((

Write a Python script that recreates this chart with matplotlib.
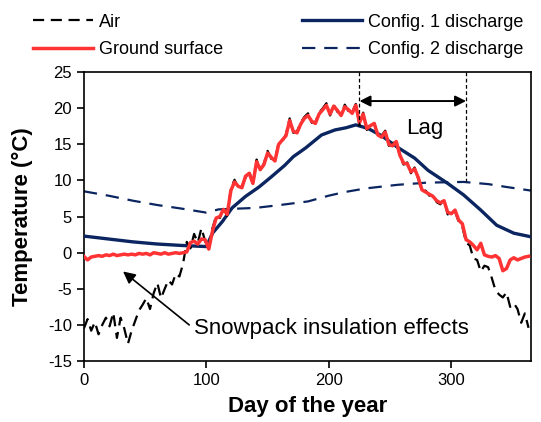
import matplotlib
matplotlib.use("Agg")
import matplotlib.pyplot as plt
import numpy as np

plt.rcParams['font.family'] = ['Liberation Sans', 'DejaVu Sans']
plt.rcParams['axes.unicode_minus'] = False

# daily series sampled every 3 days
days = np.arange(0, 366, 3)

air = [-10.5, -9.2, -10.8, -9.6, -11.3, -10.0, -9.0, -10.2, -8.3, -11.8,
       -9.0, -10.5, -12.6, -10.8, -9.4, -8.0, -7.2, -6.3, -7.8, -5.6,
       -4.2, -6.3, -5.0, -3.8, -4.4, -2.9, -3.3, -1.5, 1.5,
       0.6, 2.6, 1.4, 3.4, 1.6, 0.6, 3.4, 5.1, 4.8, 6.2,
       5.1, 8.9, 10.1, 9.0, 9.2, 10.4, 11.3, 9.4, 12.9, 11.3,
       12.4, 14.1, 13.0, 12.9, 15.2, 15.4, 16.4, 18.6, 16.6, 16.8,
       18.0, 18.8, 19.3, 18.0, 18.1, 19.4, 20.0, 20.7, 19.0, 20.5,
       19.5, 19.2, 20.5, 19.6, 19.5, 20.6, 17.6, 19.4, 17.0, 17.8,
       18.1, 16.1, 16.2, 16.9, 14.8, 15.0, 15.6, 13.3, 12.2, 12.5,
       11.0, 11.8, 10.2, 8.5, 8.6, 7.9, 8.0, 7.0, 6.7, 7.4,
       5.3, 5.6, 5.7,
       4.3, 3.6, 1.4, 1.0, -0.8, -1.0, -2.6, -1.8, -2.0, -3.5,
       -5.2, -5.8, -6.2, -5.5, -7.5, -7.0, -7.8, -9.7, -8.4, -10.4]

ground = [-0.5, -1.0, -0.6, -0.5, -0.4, -0.5, -0.3, -0.4, -0.2, -0.4,
          -0.3, -0.2, -0.3, -0.2, -0.3, -0.1, -0.2, -0.1, -0.3, 0.0,
          -0.1, -0.2, 0.0, -0.2, -0.1, 0.0, -0.1, 0.0, 0.1,
          1.4, 1.6, 1.2, 1.9, 1.8, 0.5, 3.0, 4.8, 5.0, 6.0,
          5.3, 8.6, 9.8, 9.2, 9.0, 10.6, 11.0, 9.6, 12.6, 11.5,
          12.2, 13.8, 13.2, 12.7, 15.0, 15.6, 16.2, 18.3, 16.8, 16.6,
          17.8, 18.6, 19.0, 18.2, 17.9, 19.2, 19.8, 20.4, 19.2, 20.3,
          19.7, 19.0, 20.2, 19.8, 19.3, 20.4, 18.0, 19.2, 17.2, 17.6,
          17.9, 16.3, 16.0, 16.7, 15.0, 14.8, 15.4, 13.5, 12.4, 12.3,
          11.2, 11.6, 10.4, 8.7, 8.4, 8.1, 7.8, 7.2, 6.9, 7.2,
          5.6, 5.4, 5.9,
          4.5, 4.0, 1.8, 1.5, 1.0, 0.4, 1.3, -0.3, -0.5, -0.6,
          -0.4, -0.8, -2.5, -2.2, -1.0, -0.7, -1.0, -0.8, -0.6, -0.5]

cfg1_days = [0, 20, 40, 60, 80, 100, 105, 113, 121, 132, 143, 153, 164, 171, 181,
             194, 205, 214, 222, 232, 243, 256, 270, 281, 297, 310, 324, 337, 351, 365]
cfg1 = [2.3, 1.9, 1.5, 1.2, 1.0, 0.85, 2.7, 4.3, 6.2, 7.8, 9.1, 10.5, 12.1, 13.3, 14.5,
        16.3, 17.0, 17.3, 17.7, 17.2, 16.2, 14.6, 13.1, 11.4, 9.6, 8.0, 5.9, 3.8, 2.7, 2.2]

cfg2_days = [0, 20, 40, 60, 80, 100, 110, 140, 160, 183, 200, 213, 230, 256,
             280, 310, 330, 345, 365]
cfg2 = [8.5, 7.9, 7.2, 6.6, 6.1, 5.55, 6.0, 6.2, 6.6, 7.1, 7.9, 8.4, 8.9, 9.4,
        9.7, 9.8, 9.5, 9.1, 8.6]

navy = '#0B2560'
red = '#FF3333'

fig = plt.figure(figsize=(5.41, 4.22), dpi=100)
ax = fig.add_axes([0.155, 0.1445, 0.8265, 0.6845])

l2, = ax.plot(cfg2_days, cfg2, color=navy, lw=1.6, dashes=(6, 4), zorder=2,
              label='Config. 2 discharge')
l1, = ax.plot(cfg1_days, cfg1, color=navy, lw=2.4, zorder=3, label='Config. 1 discharge')
la, = ax.plot(days, air, color='black', lw=1.6, dashes=(5, 3), zorder=4, label='Air')
lg, = ax.plot(days, ground, color=red, lw=2.5, zorder=5, label='Ground surface')

ax.set_xlim(0, 365)
ax.set_ylim(-15, 25)
ax.set_xticks([0, 100, 200, 300])
ax.set_yticks(np.arange(-15, 26, 5))
ax.tick_params(direction='out', length=5, width=1.2, labelsize=12)
for s in ax.spines.values():
    s.set_linewidth(1.2)

ax.set_xlabel('Day of the year', fontsize=16, fontweight='bold', labelpad=6)
ax.set_ylabel('Temperature (°C)', fontsize=16, fontweight='bold', labelpad=11)

# lag annotation
ax.plot([225, 225], [25, 17.7], color='black', lw=0.9, dashes=(3, 2), zorder=6)
ax.plot([312, 312], [25, 9.9], color='black', lw=0.9, dashes=(3, 2), zorder=6)
ax.annotate('', xy=(225, 21.0), xytext=(312, 21.0),
            arrowprops=dict(arrowstyle='<|-|>', color='black', lw=1.4,
                            mutation_scale=16, shrinkA=0, shrinkB=0), zorder=7)
ax.text(278, 17.2, 'Lag', fontsize=16, ha='center', va='center')

# snowpack annotation
ax.annotate('', xy=(32, -2.6), xytext=(86, -10.0),
            arrowprops=dict(arrowstyle='-|>', color='black', lw=1.2,
                            mutation_scale=18, shrinkA=0, shrinkB=0))
ax.text(90, -10.5, 'Snowpack insulation effects', fontsize=16, ha='left', va='center')

fig.legend([la, lg, l1, l2], ['Air', 'Ground surface', 'Config. 1 discharge',
                              'Config. 2 discharge'],
           loc='upper left', bbox_to_anchor=(0.061, 0.968), ncol=2, frameon=False,
           fontsize=13, handlelength=3.3, handletextpad=0.35, columnspacing=4.4,
           borderpad=0, borderaxespad=0, labelspacing=0.6)

fig.savefig('out.png', dpi=100)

))

**WHAT IS NEEDED**: Return the material line for line, from its beginning to the line that contains "-0.4, -0.8, -2.5, -2.2, -1.0, -0.7, -1.0, -0.8, -0.6, -0.5]", with the pictures left out.

**FINISHED EXERCISE**:
Write a Python script that recreates this chart with matplotlib.
import matplotlib
matplotlib.use("Agg")
import matplotlib.pyplot as plt
import numpy as np

plt.rcParams['font.family'] = ['Liberation Sans', 'DejaVu Sans']
plt.rcParams['axes.unicode_minus'] = False

# daily series sampled every 3 days
days = np.arange(0, 366, 3)

air = [-10.5, -9.2, -10.8, -9.6, -11.3, -10.0, -9.0, -10.2, -8.3, -11.8,
       -9.0, -10.5, -12.6, -10.8, -9.4, -8.0, -7.2, -6.3, -7.8, -5.6,
       -4.2, -6.3, -5.0, -3.8, -4.4, -2.9, -3.3, -1.5, 1.5,
       0.6, 2.6, 1.4, 3.4, 1.6, 0.6, 3.4, 5.1, 4.8, 6.2,
       5.1, 8.9, 10.1, 9.0, 9.2, 10.4, 11.3, 9.4, 12.9, 11.3,
       12.4, 14.1, 13.0, 12.9, 15.2, 15.4, 16.4, 18.6, 16.6, 16.8,
       18.0, 18.8, 19.3, 18.0, 18.1, 19.4, 20.0, 20.7, 19.0, 20.5,
       19.5, 19.2, 20.5, 19.6, 19.5, 20.6, 17.6, 19.4, 17.0, 17.8,
       18.1, 16.1, 16.2, 16.9, 14.8, 15.0, 15.6, 13.3, 12.2, 12.5,
       11.0, 11.8, 10.2, 8.5, 8.6, 7.9, 8.0, 7.0, 6.7, 7.4,
       5.3, 5.6, 5.7,
       4.3, 3.6, 1.4, 1.0, -0.8, -1.0, -2.6, -1.8, -2.0, -3.5,
       -5.2, -5.8, -6.2, -5.5, -7.5, -7.0, -7.8, -9.7, -8.4, -10.4]

ground = [-0.5, -1.0, -0.6, -0.5, -0.4, -0.5, -0.3, -0.4, -0.2, -0.4,
          -0.3, -0.2, -0.3, -0.2, -0.3, -0.1, -0.2, -0.1, -0.3, 0.0,
          -0.1, -0.2, 0.0, -0.2, -0.1, 0.0, -0.1, 0.0, 0.1,
          1.4, 1.6, 1.2, 1.9, 1.8, 0.5, 3.0, 4.8, 5.0, 6.0,
          5.3, 8.6, 9.8, 9.2, 9.0, 10.6, 11.0, 9.6, 12.6, 11.5,
          12.2, 13.8, 13.2, 12.7, 15.0, 15.6, 16.2, 18.3, 16.8, 16.6,
          17.8, 18.6, 19.0, 18.2, 17.9, 19.2, 19.8, 20.4, 19.2, 20.3,
          19.7, 19.0, 20.2, 19.8, 19.3, 20.4, 18.0, 19.2, 17.2, 17.6,
          17.9, 16.3, 16.0, 16.7, 15.0, 14.8, 15.4, 13.5, 12.4, 12.3,
          11.2, 11.6, 10.4, 8.7, 8.4, 8.1, 7.8, 7.2, 6.9, 7.2,
          5.6, 5.4, 5.9,
          4.5, 4.0, 1.8, 1.5, 1.0, 0.4, 1.3, -0.3, -0.5, -0.6,
          -0.4, -0.8, -2.5, -2.2, -1.0, -0.7, -1.0, -0.8, -0.6, -0.5]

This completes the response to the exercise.